COLLECTED DATA ::
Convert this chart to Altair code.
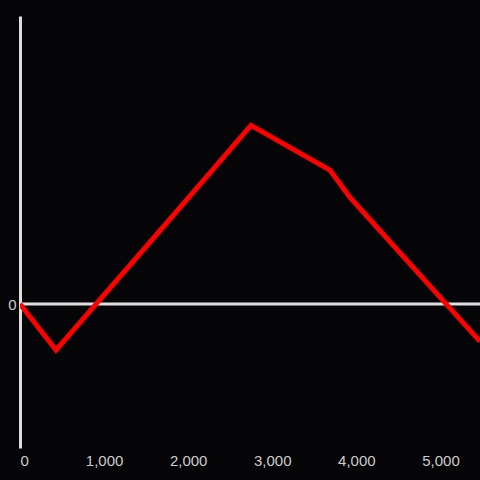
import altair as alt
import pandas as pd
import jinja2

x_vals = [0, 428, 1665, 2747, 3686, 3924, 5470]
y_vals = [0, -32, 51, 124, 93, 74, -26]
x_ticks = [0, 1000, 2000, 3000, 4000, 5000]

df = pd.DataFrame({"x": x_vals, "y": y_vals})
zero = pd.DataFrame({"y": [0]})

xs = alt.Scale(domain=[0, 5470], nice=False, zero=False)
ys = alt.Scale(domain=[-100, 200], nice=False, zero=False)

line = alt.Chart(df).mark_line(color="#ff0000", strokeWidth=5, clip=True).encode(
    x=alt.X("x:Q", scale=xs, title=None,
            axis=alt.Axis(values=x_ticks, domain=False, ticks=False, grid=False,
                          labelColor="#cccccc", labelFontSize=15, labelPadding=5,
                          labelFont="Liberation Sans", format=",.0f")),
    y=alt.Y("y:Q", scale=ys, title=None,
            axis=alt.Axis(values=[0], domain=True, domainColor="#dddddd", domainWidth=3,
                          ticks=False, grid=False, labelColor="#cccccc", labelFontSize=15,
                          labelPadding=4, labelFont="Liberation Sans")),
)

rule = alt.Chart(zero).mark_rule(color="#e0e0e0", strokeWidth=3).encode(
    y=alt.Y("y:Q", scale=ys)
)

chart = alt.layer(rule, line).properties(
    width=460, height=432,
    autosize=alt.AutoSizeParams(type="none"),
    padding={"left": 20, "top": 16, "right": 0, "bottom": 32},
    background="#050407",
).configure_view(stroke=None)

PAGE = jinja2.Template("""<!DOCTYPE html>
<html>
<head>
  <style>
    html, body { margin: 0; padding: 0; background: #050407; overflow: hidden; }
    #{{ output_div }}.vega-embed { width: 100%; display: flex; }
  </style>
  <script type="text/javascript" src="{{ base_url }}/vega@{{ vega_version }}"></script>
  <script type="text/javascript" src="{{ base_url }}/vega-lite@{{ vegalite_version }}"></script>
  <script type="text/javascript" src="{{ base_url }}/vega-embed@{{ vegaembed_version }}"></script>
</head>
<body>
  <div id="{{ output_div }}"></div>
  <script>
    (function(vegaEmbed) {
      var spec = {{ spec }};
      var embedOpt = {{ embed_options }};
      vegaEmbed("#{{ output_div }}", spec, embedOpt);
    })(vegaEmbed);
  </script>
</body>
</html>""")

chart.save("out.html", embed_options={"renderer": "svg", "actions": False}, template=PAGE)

REQUEST :: Copy the data exactly. Any picture it contains is to be omitted.

SOLUTION BELOW ::
Convert this chart to Altair code.
import altair as alt
import pandas as pd
import jinja2

x_vals = [0, 428, 1665, 2747, 3686, 3924, 5470]
y_vals = [0, -32, 51, 124, 93, 74, -26]
x_ticks = [0, 1000, 2000, 3000, 4000, 5000]

df = pd.DataFrame({"x": x_vals, "y": y_vals})
zero = pd.DataFrame({"y": [0]})

xs = alt.Scale(domain=[0, 5470], nice=False, zero=False)
ys = alt.Scale(domain=[-100, 200], nice=False, zero=False)

line = alt.Chart(df).mark_line(color="#ff0000", strokeWidth=5, clip=True).encode(
    x=alt.X("x:Q", scale=xs, title=None,
            axis=alt.Axis(values=x_ticks, domain=False, ticks=False, grid=False,
                          labelColor="#cccccc", labelFontSize=15, labelPadding=5,
                          labelFont="Liberation Sans", format=",.0f")),
    y=alt.Y("y:Q", scale=ys, title=None,
            axis=alt.Axis(values=[0], domain=True, domainColor="#dddddd", domainWidth=3,
                          ticks=False, grid=False, labelColor="#cccccc", labelFontSize=15,
                          labelPadding=4, labelFont="Liberation Sans")),
)

rule = alt.Chart(zero).mark_rule(color="#e0e0e0", strokeWidth=3).encode(
    y=alt.Y("y:Q", scale=ys)
)

chart = alt.layer(rule, line).properties(
    width=460, height=432,
    autosize=alt.AutoSizeParams(type="none"),
    padding={"left": 20, "top": 16, "right": 0, "bottom": 32},
    background="#050407",
).configure_view(stroke=None)

PAGE = jinja2.Template("""<!DOCTYPE html>
<html>
<head>
  <style>
    html, body { margin: 0; padding: 0; background: #050407; overflow: hidden; }
    #{{ output_div }}.vega-embed { width: 100%; display: flex; }
  </style>
  <script type="text/javascript" src="{{ base_url }}/vega@{{ vega_version }}"></script>
  <script type="text/javascript" src="{{ base_url }}/vega-lite@{{ vegalite_version }}"></script>
  <script type="text/javascript" src="{{ base_url }}/vega-embed@{{ vegaembed_version }}"></script>
</head>
<body>
  <div id="{{ output_div }}"></div>
  <script>
    (function(vegaEmbed) {
      var spec = {{ spec }};
      var embedOpt = {{ embed_options }};
      vegaEmbed("#{{ output_div }}", spec, embedOpt);
    })(vegaEmbed);
  </script>
</body>
</html>""")

chart.save("out.html", embed_options={"renderer": "svg", "actions": False}, template=PAGE)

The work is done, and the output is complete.